How important are wedding rings? I want to wear one, my partner doesn't. I'm American and he moved to the US as an adult from a country where wedding rings aren't standard. I'll admit that the men in his extended family seem very happily married yet do not wear wedding rings. It's pretty important to me; I think it's a really sweet, daily reminder of that commitment made to each other. I also understand that him committing to wear a piece of jewelry for the rest of his life and committing to love and respect me can be two totally separate things (of course I care more about the latter!).
Should I yield here and say I'm ok with both of us skipping the rings? (Won't it be weird if only I get a ring at the ceremony?) Is a compromise where we exchange rings at the wedding and I ask that he wear his, say, on special occasions but not everyday asking too much or disrespecting his culture? My thought is that if we do reevaluate later and decide to get him a ring, we can never get that day back and it doesn't hold the same meaning if it's not exchanged on the wedding day. I sense a compromise is the best route forward (the first of many in our marriage, I'm sure), I just don't want to give too much on this important subject and regret it later! Will I feel alone if I'm the only one wearing a ring? Or am I ascribing too much meaning to a piece of jewelry?
A couple's traditions and symbols don't have to match. You can wear a ring with pride and it won't mean less because his fingers are bare. The two of you can show off the same big love in different ways, I swear.
There are many things couples do during wedding ceremonies that are important to them, but aren't repeated daily for the rest of their lives. Couples don't have a big dance every evening. They don't restate their vows before dinner. An exchange of rings (or the gift of one ring) on your wedding day can be a huge gesture, one that matters to him but doesn't result in a lifetime accessory. You can wear your ring forever because it means more to you ... and maybe because you like it. (I would not require him to wear jewelry at important events. It's just not his thing.)

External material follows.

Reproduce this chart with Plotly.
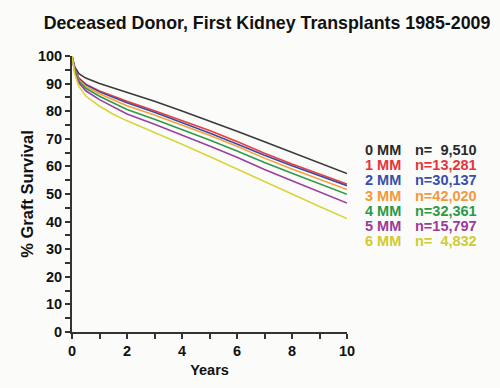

Your marriage is going to involve so many traditions and rituals that you haven't even started yet. The wedding will always be an important memory, but I don't think you'll be wishing for ceremony do-overs if your goals and accessories change.
Also, do you know how many people straight-up lose their wedding rings? It doesn't mean much about the marriage.
Figure out what you want for the ceremony (together), and accept that you'll show your commitment in different ways after the party is over. Ask what traditions are important to him. Let yourself wear a ring with pride, and know that with or without it, you're both celebrating the same bond.
Readers? Married readers? What do your rings (if you have them) mean (if anything) to you?